Should you Install a Lift or Escalator?

Whether you have a retail space or an office space, if your organisation is spread over more than one floor then you need to consider accessibility. The two traditional options are a lift or an escalator. Both have their advantages – but which one is the right decision for you?



The cost and time involved in installation depends on the type of lift or escalator that you install.

In general, escalators are fairly limited in terms of where they can be placed as they need a large amount of space underneath for machinery, oil and running gear, and the time and expense involved in installing them can be pretty high. You also cannot easily move or alter an escalator. A traditional lift suffers from the same set of issues.

However, a platform lift – the more modern alternative – has the advantage of installation anywhere in the building, and the modular structure means installation within a week and the ability to move the lift when required. As many platform lifts are also self contained, the structural disruption is minimal and you won’t need building works and scaffolding.



When it comes to moving people between floors, both the lift and the escalator do the job well.

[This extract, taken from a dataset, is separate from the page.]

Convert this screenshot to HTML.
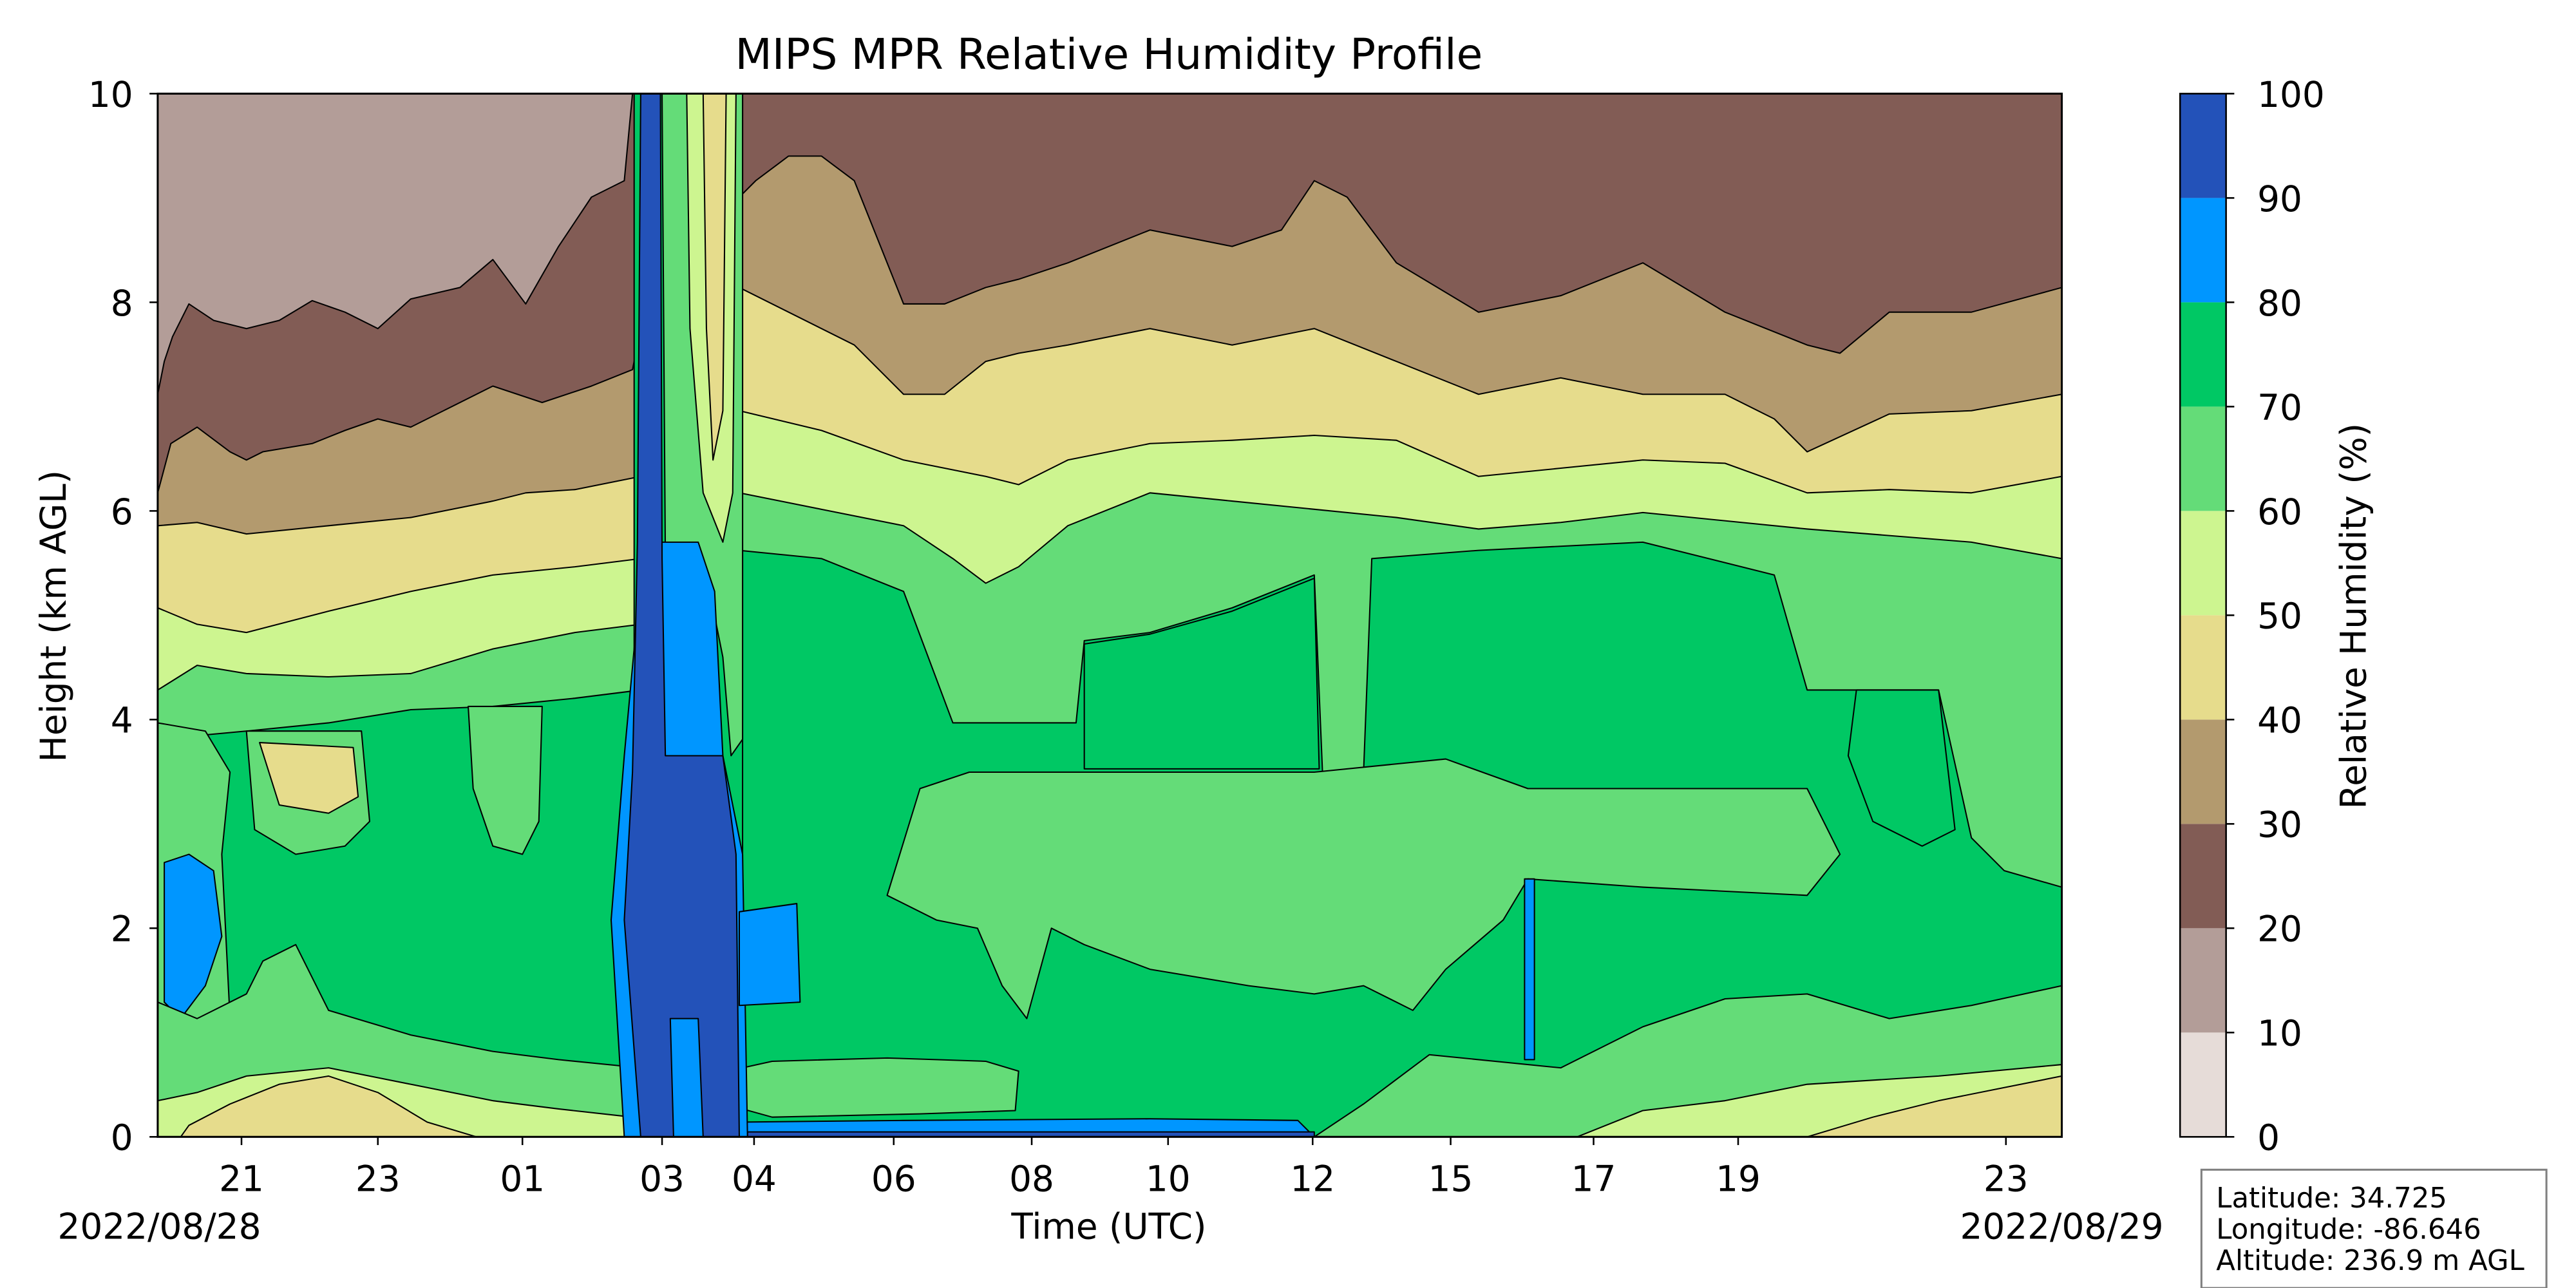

However, there is an undoubted benefit to an escalator, which is running constantly and so can hold a larger number of people than a lift. If you have a high traffic area without any let up in visitors then the escalator may be the best choice.



The downside of the escalator running all the time is, of course, the cost that this incurs. An escalator is virtually useless if it is not running – people won’t even use it as a staircase. This means that, unless you pay for the escalator to be constantly powered, it’s almost a dead asset. The cost of an elevator is much lower, as it is only used when it is called.



Lifts win on the topic of accessibility every time. Escalators don’t accommodate wheelchairs, buggies or people who have difficulty walking or balancing. In fact they can be quite a traumatic experience for anyone with movement difficulties. By comparison, a lift is simple, smooth and easy to use. Lifts are also capable of reaching far more floors in one journey, whereas the escalator can only transport people between one at a time.



Escalators do, unfortunately, have a record for accidents. Whether it’s people losing balance and falling, or getting something stuck between the stairs, they tend to be viewed as less safe than a lift. Accidents rarely happen in lifts and they are often a more reassuring way for most people to travel.

A conventional lift will have a ‘dead drop’ in a failure, whilst a platform lift just stops, making it a more safe experience for the user.